Bald isn't just beautiful; it's powerful.
In a small University of Pennsylvania experiment, undergrads looked at 25 photos of men, some with shaved heads and others with full heads of hair. The students rated men with shaved heads as more dominant.
Two larger follow-up experiments with 344 and 552 adults, respectively, had similar results: participants tended to rate bald men (those who'd had their hair either digitally removed or those with shaved heads) as more dominant.
Importantly, researchers found that it was specifically shaved heads that people seemed to associate with dominance -- not just the lack of hair. So if it's starting to go, you might want to shave it.
If you want to look successful, get your clothes tailored.
A British-Turkish study of 274 people had them look at faceless photos of men in tailored versus off-the-peg suits for five seconds. They tended to rate the guys in tailored suits as more successful.
'On the evidence of this study it appears men may be advised to purchase clothing that is well‐tailored, as it can positively enhance the image they communicate to others,' the authors wrote.
It's not just status -- it's earning potential, too.
In a small 2011 study of college students who were shown photos of a male model dressed in either business or casual attire and then asked questions about how he'd perform in a variety of jobs, the participants tended to predict that the crisply dressed men would make more money and get promoted sooner.
Sometimes, first impressions can be totally wrong -- other times they can be right on point.
A small Canadian experiment of undergraduate women found they were able to accurately assess how aggressive 37 different men were after looking at a photograph of their face for 39 milliseconds. (The researchers measured aggression by having the men pictured play a computer game in which they had the option to steal points from another player.)

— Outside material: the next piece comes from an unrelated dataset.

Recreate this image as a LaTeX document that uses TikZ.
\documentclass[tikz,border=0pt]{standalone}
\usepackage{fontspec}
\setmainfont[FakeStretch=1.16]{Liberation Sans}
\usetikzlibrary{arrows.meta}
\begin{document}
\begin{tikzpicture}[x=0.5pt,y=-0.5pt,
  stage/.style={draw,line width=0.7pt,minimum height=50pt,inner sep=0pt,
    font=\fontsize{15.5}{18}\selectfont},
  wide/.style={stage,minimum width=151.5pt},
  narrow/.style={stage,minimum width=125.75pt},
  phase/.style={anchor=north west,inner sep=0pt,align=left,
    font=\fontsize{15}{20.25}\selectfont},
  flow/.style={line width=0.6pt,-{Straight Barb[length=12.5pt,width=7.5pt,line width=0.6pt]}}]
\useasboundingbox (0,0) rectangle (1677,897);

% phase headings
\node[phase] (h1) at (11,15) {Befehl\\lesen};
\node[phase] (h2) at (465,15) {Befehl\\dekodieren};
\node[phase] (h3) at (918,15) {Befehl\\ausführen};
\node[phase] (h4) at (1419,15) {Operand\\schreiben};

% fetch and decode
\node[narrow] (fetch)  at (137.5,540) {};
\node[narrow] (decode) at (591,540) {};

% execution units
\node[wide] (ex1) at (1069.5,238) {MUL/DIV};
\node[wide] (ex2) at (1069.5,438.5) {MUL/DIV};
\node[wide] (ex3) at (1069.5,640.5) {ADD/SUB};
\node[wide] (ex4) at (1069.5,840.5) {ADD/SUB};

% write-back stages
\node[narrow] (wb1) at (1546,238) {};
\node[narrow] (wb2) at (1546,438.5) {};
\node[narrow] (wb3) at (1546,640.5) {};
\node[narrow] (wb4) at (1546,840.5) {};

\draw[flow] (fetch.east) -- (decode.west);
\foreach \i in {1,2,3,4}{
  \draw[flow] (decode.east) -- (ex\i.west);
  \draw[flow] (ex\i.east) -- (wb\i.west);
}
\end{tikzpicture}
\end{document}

Researchers also found a connection between men with larger facial width-to-height ratios (regardless of their expressions) and percieved aggression levels, and reasoned that it could be because angry expressions involve lowering the brow and raising the upper lip, which increases this ratio.
People may be able to tell how religious you are simply by looking at how you hold yourself.
One study, led by Laura P. Naumann at the University of California, Berkeley, found that 123 undergrads could acccurately assess 113 people's religiosity simply by looking at full-body photographs of those individuals. In this case, religiosity was measured by asking the individuals pictured as well as three people who knew them well to complete a questionnaire.
Those who appeared to be smiling, energetic, relaxed, and neat were judged to be more religious -- and in fact, they usually were.